The issue cuts both ways. The number of office holders today guarantees that a handful of them are either atheists or agnostics.

 

In the past, newspaper columnists like Cal Thomas have suggested that atheists cannot possibly possess a moral code, because no such code is possible without belief in an inerrant Bible. It might be one of the silliest things ever written (and it is), because there are plenty of influences other than the Bible that can guide someone’s personal sense of morality. But, what’s also certain is that Thomas isn’t alone.

 

The only people who benefit from keeping these kinds of questions from the public sphere, in fact, are candidates and elected officials.
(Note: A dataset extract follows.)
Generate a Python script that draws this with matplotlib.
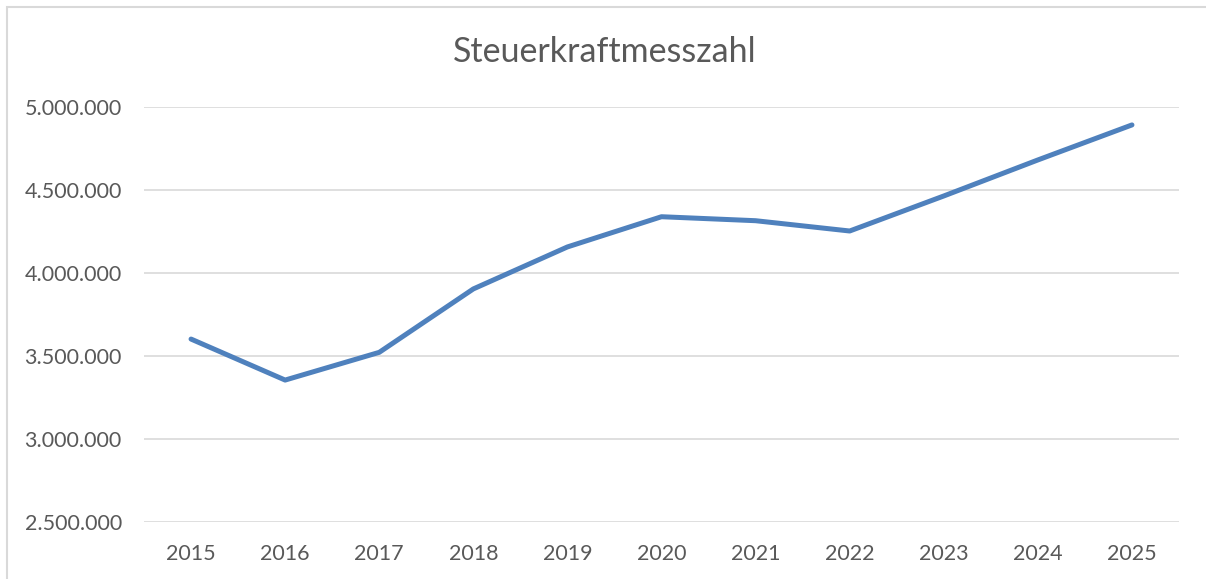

Today, we typically elect people without knowing a thing about them except for what we can deduce from their carefully scripted campaign line. It’s how, in 2000, people thought George W. Bush, who was born and raised a patrician Yankee from one of America’s most powerfully connected political families, was a down-home Texas outsider who reluctantly left a career of clearing brush on his ranch to run for office to bring about reform.

 

The best place to ask these questions is during the campaign. Instead, we get constant updates on the day’s polls, and how they’re shaped by the truly momentous – how much a candidate pays for hair care. That leaves figuring out the mechanisms of an official’s decision-making process for when it is the least helpful – once things have gone terribly awry.